まぁ、学生がバカばっかし、というのは否定しない。ただ、それが「最近」なのかどうかは知らない。例えば、大学で出た課題に対して「調べてみたけどネットに乗ってませんでした」と答える学生。これをバカ学生の例としてあげているが、果たして、昔の学生はそんなに素晴らしかったのか?
書籍等で本当に調べていたのはごく一部の学生で、他の大勢の学生は、その真面目な学生から資料を聞いてパラっとめくって全文引用、もしくは、真面目な学生のレポートを丸写し。そんなもんじゃない?
「ネットに乗ってません」
「友達に聞いた本から丸々引用しました」
何か本質的に違うか?ネットという新しいツールが出てきたことによる新しい表面的な事象をあげつらうことにどれだけの意味があるのだろうか。
そもそも、この著者自身、大学時代に本当に自分は良書を読みあさって、図書館にいりびたって勉強していたのかね?その割には文章下手だし、論理が稚拙デスネ。
それにしても、本書を読んでいてもつくづく思うのは、なぜこんなにも皆大学に行く世の中になっているのか、ということだ。

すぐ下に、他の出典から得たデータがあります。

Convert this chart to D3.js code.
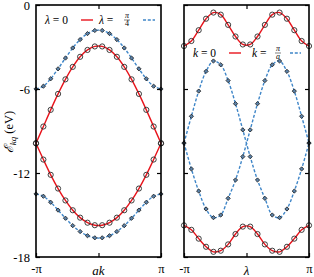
<!DOCTYPE html>
<html><head><meta charset="utf-8">
<script src="https://cdn.jsdelivr.net/npm/d3@7"></script>
<style>body{margin:0;background:#fff}svg{display:block}text{font-family:"Liberation Serif","DejaVu Serif",serif;fill:#000}</style>
</head><body><svg id="c" width="314" height="277"></svg>
<script>
// positions along the axis, in units of pi (18 sample points)
const samples = [-1, -0.882, -0.765, -0.647, -0.529, -0.412, -0.294, -0.176, -0.059, 0.059, 0.176, 0.294, 0.412, 0.529, 0.647, 0.765, 0.882, 1];
// Left panel: E vs ak
const redUpperL  = [-9.88, -8.68, -7.49, -6.35, -5.31, -4.42, -3.70, -3.21, -2.96, -2.96, -3.21, -3.70, -4.42, -5.31, -6.35, -7.49, -8.68, -9.88];
const redLowerL  = [-9.88, -11.04, -12.13, -13.11, -13.96, -14.66, -15.19, -15.55, -15.73, -15.73, -15.55, -15.19, -14.66, -13.96, -13.11, -12.13, -11.04, -9.88];
const blueUpperL = [-6.00, -5.80, -5.27, -4.56, -3.79, -3.07, -2.47, -2.04, -1.82, -1.82, -2.04, -2.47, -3.07, -3.79, -4.56, -5.27, -5.80, -6.00];
const blueLowerL = [-13.50, -13.66, -14.09, -14.65, -15.23, -15.76, -16.18, -16.48, -16.63, -16.63, -16.48, -16.18, -15.76, -15.23, -14.65, -14.09, -13.66, -13.50];
// Right panel: E vs lambda
const redUpperR = [-2.93, -2.57, -1.80, -0.98, -0.54, -0.69, -1.42, -2.25, -2.82, -2.82, -2.25, -1.42, -0.69, -0.54, -0.98, -1.80, -2.57, -2.93];
const redLowerR = [-15.74, -16.06, -16.69, -17.27, -17.63, -17.55, -17.10, -16.36, -15.83, -15.83, -16.36, -17.10, -17.55, -17.63, -17.27, -16.69, -16.06, -15.74];
const blueAR = [-9.86, -7.95, -6.15, -4.74, -4.00, -4.27, -5.40, -7.05, -8.92, -10.83, -12.50, -13.81, -15.00, -15.19, -14.57, -13.29, -11.71, -9.86];
const blueBR = [-9.86, -11.71, -13.29, -14.57, -15.19, -15.00, -13.81, -12.50, -10.83, -8.92, -7.05, -5.40, -4.27, -4.00, -4.74, -6.15, -7.95, -9.86];

const yTicks = [0, -6, -12, -18];
const yTickLabels = ["0", "-6", "-12", "-18"];
const xTickLabels = ["-π", "π"];

const svg = d3.select("#c");
const y = d3.scaleLinear().domain([-18, 0]).range([257, 5]);
const panels = [
  {x: d3.scaleLinear().domain([-1, 1]).range([36, 161]), labels: true, title: "ak",
   series: [
     {v: redUpperL, type: "red"}, {v: redLowerL, type: "red"},
     {v: blueUpperL, type: "blue"}, {v: blueLowerL, type: "blue"}]},
  {x: d3.scaleLinear().domain([-1, 1]).range([184, 309]), labels: false, title: "λ",
   series: [
     {v: redUpperR, type: "red"}, {v: redLowerR, type: "red"},
     {v: blueAR, type: "blue"}, {v: blueBR, type: "blue"}]}
];

const RED = "#e8141c", BLUE = "#3f86c8";

panels.forEach(p => {
  const x = p.x;
  const [x0, x1] = x.range();
  const g = svg.append("g");
  const line = d3.line().x((d, i) => x(samples[i])).y(d => y(d)).curve(d3.curveCatmullRom.alpha(0.5));
  p.series.forEach(s => {
    g.append("path").datum(s.v).attr("d", line).attr("fill", "none")
      .attr("stroke", s.type === "red" ? RED : BLUE)
      .attr("stroke-width", 1.4)
      .attr("stroke-dasharray", s.type === "red" ? null : "3,1.8");
  });
  p.series.forEach(s => {
    if (s.type === "red") {
      g.selectAll(null).data(s.v).join("circle")
        .attr("cx", (d, i) => x(samples[i])).attr("cy", d => y(d)).attr("r", 2.6)
        .attr("fill", "none").attr("stroke", "#2a2a2a").attr("stroke-width", 0.9);
    } else {
      g.selectAll(null).data(s.v).join("path")
        .attr("transform", (d, i) => `translate(${x(samples[i])},${y(d)}) rotate(45)`)
        .attr("d", d3.symbol(d3.symbolSquare, 9))
        .attr("fill", "#5a82aa").attr("stroke", "#222").attr("stroke-width", 0.8);
    }
  });
  const left = d3.axisLeft(y).tickValues(yTicks).tickSizeInner(-4).tickSizeOuter(0).tickPadding(6)
    .tickFormat((d, i) => p.labels ? yTickLabels[i] : "");
  const right = d3.axisRight(y).tickValues(yTicks).tickSizeInner(-4).tickSizeOuter(0).tickFormat("");
  const bottom = d3.axisBottom(x).tickValues([-1, 0, 1]).tickSizeInner(-4).tickSizeOuter(0).tickPadding(7)
    .tickFormat(d => d === -1 ? xTickLabels[0] : d === 1 ? xTickLabels[1] : "");
  const top = d3.axisTop(x).tickValues([0]).tickSizeInner(-4).tickSizeOuter(0).tickFormat("");
  [[left, `translate(${x0},0)`], [right, `translate(${x1},0)`], [bottom, "translate(0,257)"], [top, "translate(0,5)"]]
    .forEach(([ax, tr]) => {
      const a = svg.append("g").attr("transform", tr).call(ax);
      a.select(".domain").remove();
      a.selectAll("line").attr("stroke", "#000").attr("stroke-width", 1.2);
      a.selectAll("text").attr("font-family", "Liberation Serif, serif").attr("font-size", 12.5).attr("fill", "#000");
    });
  svg.append("rect").attr("x", x0).attr("y", 5).attr("width", x1 - x0).attr("height", 252)
    .attr("fill", "none").attr("stroke", "#000").attr("stroke-width", 1.6);
  svg.append("text").attr("x", (x0 + x1) / 2).attr("y", 275).attr("text-anchor", "middle")
    .attr("font-size", 13).attr("font-style", "italic").text(p.title);
});

// y-axis title
const yt = svg.append("text").attr("transform", "translate(13,132) rotate(-90)")
  .attr("text-anchor", "middle").attr("font-size", 12.5);
yt.append("tspan").attr("font-style", "italic").text("ℰ");
yt.append("tspan").attr("font-size", 9).attr("font-style", "italic").attr("dy", 3).text("kq");
yt.append("tspan").attr("dy", -3).text(" (eV)");

// left legend
svg.append("text").attr("x", 45).attr("y", 24).attr("font-size", 11.5)
  .html('<tspan font-style="italic">λ</tspan> = 0');
svg.append("line").attr("x1", 81).attr("x2", 93).attr("y1", 20).attr("y2", 20).attr("stroke", RED).attr("stroke-width", 1.4);
svg.append("text").attr("x", 99).attr("y", 24).attr("font-size", 11.5)
  .html('<tspan font-style="italic">λ</tspan> =');
svg.append("text").attr("x", 127).attr("y", 18).attr("font-size", 8).attr("text-anchor", "middle").attr("font-style", "italic").text("π");
svg.append("line").attr("x1", 124).attr("x2", 130).attr("y1", 20).attr("y2", 20).attr("stroke", "#000").attr("stroke-width", 0.5);
svg.append("text").attr("x", 127).attr("y", 26).attr("font-size", 8).attr("text-anchor", "middle").text("4");
svg.append("line").attr("x1", 143).attr("x2", 155).attr("y1", 20).attr("y2", 20).attr("stroke", BLUE).attr("stroke-width", 1.4).attr("stroke-dasharray", "3,1.8");
// right legend
svg.append("text").attr("x", 193).attr("y", 57).attr("font-size", 11.5)
  .html('<tspan font-style="italic">k</tspan> = 0');
svg.append("line").attr("x1", 229).attr("x2", 241).attr("y1", 53).attr("y2", 53).attr("stroke", RED).attr("stroke-width", 1.4);
svg.append("text").attr("x", 252).attr("y", 57).attr("font-size", 11.5)
  .html('<tspan font-style="italic">k</tspan> =');
svg.append("text").attr("x", 278).attr("y", 51).attr("font-size", 8).attr("text-anchor", "middle").attr("font-style", "italic").text("π");
svg.append("line").attr("x1", 275).attr("x2", 281).attr("y1", 53).attr("y2", 53).attr("stroke", "#000").attr("stroke-width", 0.5);
svg.append("text").attr("x", 278).attr("y", 59).attr("font-size", 8).attr("text-anchor", "middle").attr("font-style", "italic").text("a");
svg.append("line").attr("x1", 290).attr("x2", 301).attr("y1", 53).attr("y2", 53).attr("stroke", BLUE).attr("stroke-width", 1.4).attr("stroke-dasharray", "3,1.8");
</script></body></html>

勉強したくて大学に行ってる学生、どれだけいるのか?
大学に行くと、就職に有利。多分、学生(およびその親)が大学に行きたがる理由はこれだけだと思うのだ。しかし、企業はどうやら大学の教育にあまり期待していない。
本書のポイントの③について、著者は、それでも化学反応が起こってバカ学生でなくなるから面白い、大学にも意義がある、というようなことを書いている。しかし、著者が書いている内容だけを見るならば、その「化学反応」をおこしたのは大学ではなく、就職活動における企業人との接触である、と結論づけるのが妥当のように思う。
結局、大学が存在し、ある程度以上の学力がある人は大学に行く、という常識があるから企業は大卒を取るのだろう。大学は、スクリーニング機能でしかないのではないか。
そうであるならば、もっと大学の定員は絞って良いと思う。企業の採用スクリーニングのために、若者の時間(と親の金、と税金)を4年も浪費する必要はない。本当に、大学における専門教育を必要とする人のみが大学に進める枠があれば良いのではないだろうか。